Wrongful Partisanship

The actions taken by Houston Police at the Commissioners Court were wrong.

Law
Politics
Houston
Author

Joe(y) Carpinelli

Published

October 17, 2022

This article is my opinion and response to HPD action at the Harris County Commissioners Court on October 11th, 2022. See Jen Rice’s article outlining the timing of events. Banner image credits to Jen Rice and the Houston Chronicle.

Resources paid for by taxpayers should not be used as props for a partisan political stunt. The Houston Police Department (HPD) actions taken at the Harris County Commissioners Court on October 11th were wrong. Harris County taxpayers deserve to know how this event was planned, and the organizers and attendees within HPD who used government resources for partisan political gain should be held accountable.

The line between personal and professional actions may sometimes appear thin. For governments, extra care must be taken to prevent even the appearance of impropriety. As a result, government employees have more to consider when planning political action, relative to other Americans. If an employee of the Federal Bureau of Investigation wears an FBI baseball cap while they attend a political rally in a personal capacity, might they appear to be representing the agency? If Environmental Protection Agency employees use their government email accounts to organize a sit-in on the steps of the Supreme Court in protest of decisions relating to climate change, are they violating federal regulations? In my understanding, the answer to both of these questions is: yes.

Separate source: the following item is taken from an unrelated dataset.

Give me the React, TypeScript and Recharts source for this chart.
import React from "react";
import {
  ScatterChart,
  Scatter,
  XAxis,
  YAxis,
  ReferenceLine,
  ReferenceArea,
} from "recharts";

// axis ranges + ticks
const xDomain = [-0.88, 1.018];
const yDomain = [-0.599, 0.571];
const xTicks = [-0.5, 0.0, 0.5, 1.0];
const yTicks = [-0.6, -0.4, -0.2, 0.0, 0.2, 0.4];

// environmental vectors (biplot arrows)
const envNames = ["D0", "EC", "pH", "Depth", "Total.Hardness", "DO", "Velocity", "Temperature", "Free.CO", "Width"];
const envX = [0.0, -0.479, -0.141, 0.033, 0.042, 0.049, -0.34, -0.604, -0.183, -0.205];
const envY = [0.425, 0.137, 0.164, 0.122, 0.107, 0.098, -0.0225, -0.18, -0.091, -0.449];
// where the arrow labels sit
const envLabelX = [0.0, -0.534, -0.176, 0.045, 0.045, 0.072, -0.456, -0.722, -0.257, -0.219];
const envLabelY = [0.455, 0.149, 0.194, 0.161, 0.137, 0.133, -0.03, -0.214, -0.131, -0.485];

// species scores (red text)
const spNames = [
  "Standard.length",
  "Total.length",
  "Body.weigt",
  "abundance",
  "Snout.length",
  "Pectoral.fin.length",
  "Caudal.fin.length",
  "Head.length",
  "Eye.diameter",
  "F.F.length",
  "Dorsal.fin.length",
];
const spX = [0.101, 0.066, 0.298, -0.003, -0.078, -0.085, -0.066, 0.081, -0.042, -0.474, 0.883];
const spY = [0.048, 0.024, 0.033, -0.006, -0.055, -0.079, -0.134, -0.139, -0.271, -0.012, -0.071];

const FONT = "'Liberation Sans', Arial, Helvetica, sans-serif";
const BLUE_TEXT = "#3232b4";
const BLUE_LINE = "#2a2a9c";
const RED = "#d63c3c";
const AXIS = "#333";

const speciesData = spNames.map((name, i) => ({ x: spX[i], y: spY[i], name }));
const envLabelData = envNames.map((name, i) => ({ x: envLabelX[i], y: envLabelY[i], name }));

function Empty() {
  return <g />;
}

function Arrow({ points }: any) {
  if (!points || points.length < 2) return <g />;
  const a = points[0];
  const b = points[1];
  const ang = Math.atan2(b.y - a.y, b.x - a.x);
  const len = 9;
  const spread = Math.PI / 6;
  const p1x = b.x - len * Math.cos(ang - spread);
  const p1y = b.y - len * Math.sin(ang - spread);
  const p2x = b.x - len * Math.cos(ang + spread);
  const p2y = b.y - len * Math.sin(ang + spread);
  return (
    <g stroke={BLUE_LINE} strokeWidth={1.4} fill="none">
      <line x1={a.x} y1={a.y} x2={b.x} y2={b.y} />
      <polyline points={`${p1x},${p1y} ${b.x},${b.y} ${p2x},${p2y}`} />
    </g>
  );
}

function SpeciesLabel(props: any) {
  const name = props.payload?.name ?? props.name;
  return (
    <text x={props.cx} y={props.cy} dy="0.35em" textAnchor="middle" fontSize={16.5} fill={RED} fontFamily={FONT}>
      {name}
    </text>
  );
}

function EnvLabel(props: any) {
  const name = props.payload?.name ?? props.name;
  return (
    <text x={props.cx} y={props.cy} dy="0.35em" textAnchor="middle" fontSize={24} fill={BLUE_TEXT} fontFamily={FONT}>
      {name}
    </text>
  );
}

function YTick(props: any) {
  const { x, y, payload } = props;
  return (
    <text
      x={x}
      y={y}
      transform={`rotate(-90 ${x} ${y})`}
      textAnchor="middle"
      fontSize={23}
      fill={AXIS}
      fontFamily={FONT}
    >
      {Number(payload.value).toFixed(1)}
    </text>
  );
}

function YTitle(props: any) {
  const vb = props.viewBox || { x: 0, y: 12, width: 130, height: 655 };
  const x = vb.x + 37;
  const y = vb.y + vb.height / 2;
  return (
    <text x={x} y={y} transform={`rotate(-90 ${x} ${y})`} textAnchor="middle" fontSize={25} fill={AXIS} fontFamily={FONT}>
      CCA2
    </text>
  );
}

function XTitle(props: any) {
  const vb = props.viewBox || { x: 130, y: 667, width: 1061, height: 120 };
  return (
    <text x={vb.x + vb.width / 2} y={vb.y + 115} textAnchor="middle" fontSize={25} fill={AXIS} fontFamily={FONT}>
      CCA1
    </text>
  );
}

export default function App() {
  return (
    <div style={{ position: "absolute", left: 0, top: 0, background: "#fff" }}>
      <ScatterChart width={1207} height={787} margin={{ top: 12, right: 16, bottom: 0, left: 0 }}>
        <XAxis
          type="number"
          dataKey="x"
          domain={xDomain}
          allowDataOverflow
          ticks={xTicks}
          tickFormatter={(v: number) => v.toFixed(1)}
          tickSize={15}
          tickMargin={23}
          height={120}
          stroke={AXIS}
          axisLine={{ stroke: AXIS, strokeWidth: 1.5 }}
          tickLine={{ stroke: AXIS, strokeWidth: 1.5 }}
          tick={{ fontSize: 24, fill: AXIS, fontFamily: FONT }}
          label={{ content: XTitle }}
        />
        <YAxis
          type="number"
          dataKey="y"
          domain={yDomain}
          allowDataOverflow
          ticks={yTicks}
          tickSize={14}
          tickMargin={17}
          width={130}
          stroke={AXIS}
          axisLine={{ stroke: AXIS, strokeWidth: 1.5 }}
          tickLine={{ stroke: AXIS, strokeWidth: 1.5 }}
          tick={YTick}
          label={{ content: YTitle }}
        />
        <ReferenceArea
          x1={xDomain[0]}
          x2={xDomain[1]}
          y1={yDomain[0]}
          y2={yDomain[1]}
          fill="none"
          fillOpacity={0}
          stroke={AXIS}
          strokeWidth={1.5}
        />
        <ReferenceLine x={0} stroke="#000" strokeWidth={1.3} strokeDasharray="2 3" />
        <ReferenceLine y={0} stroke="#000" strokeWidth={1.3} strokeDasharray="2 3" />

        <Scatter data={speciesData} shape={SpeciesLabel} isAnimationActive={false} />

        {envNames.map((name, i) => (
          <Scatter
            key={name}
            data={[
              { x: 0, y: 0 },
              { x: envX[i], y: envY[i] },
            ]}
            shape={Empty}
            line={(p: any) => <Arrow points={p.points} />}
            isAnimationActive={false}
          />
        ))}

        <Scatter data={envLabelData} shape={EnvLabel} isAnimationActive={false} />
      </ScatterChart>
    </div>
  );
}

The laws and regulations which relate to the previous two examples are not superfluous. They help us — as a nation — walk that line between protecting the autonomy and rights of individuals, and trusting the institutions we’ve assiged with running our society. The spirit behind these guardrails is important. These rules protect you from the government. This is what it means to live in a country of laws. I am proud to live in a place which takes care to protect the independence of the institutions assigned with service to the public.

The actions taken by HPD officers at the Harris County Commissioner Court on October 11th were not nuanced, or anywhere close to the “ethical line”. Officers in official uniforms brought K-9 units and weapons into the halls of the Commissioner Court. They boo’d the commissioners as the meeting adjourned. They posed for a picture with a banner that read: STOP DEFUNDING.

To me, the implicit intimidation on display by HPD officers against elected officials is chilling, and the political action predicated on a falsehood — the falsehood that Harris County officials have proposed defunding law enforcement — is cynical and condescending toward all voters. That latter point is, to me, worsened by the fact that the officers have to know that their funding is not in jeopardy; this necessarily means their actions at the Court were in furtherance of a politically expedient lie. Still, I understand that for Houston residents who are wary of national calls to re-allocate police funding, the rule-bending by HPD at the Court may feel like a small price to pay for a dramatic and public display of support for law enforcement funding. To those readers, I say this: no matter the issue, we cannot allow publicly funded apolitical institutions to participate in partisan politics. To let HPD off the hook for their misuse of taxpayer dollars is to fail to provide the guardrails necessary for all Americans to have faith in the institutions sworn to their service.

This is personal writing; the words here do not reflect the views of any organization, employer, or entity, except for the author as an individual.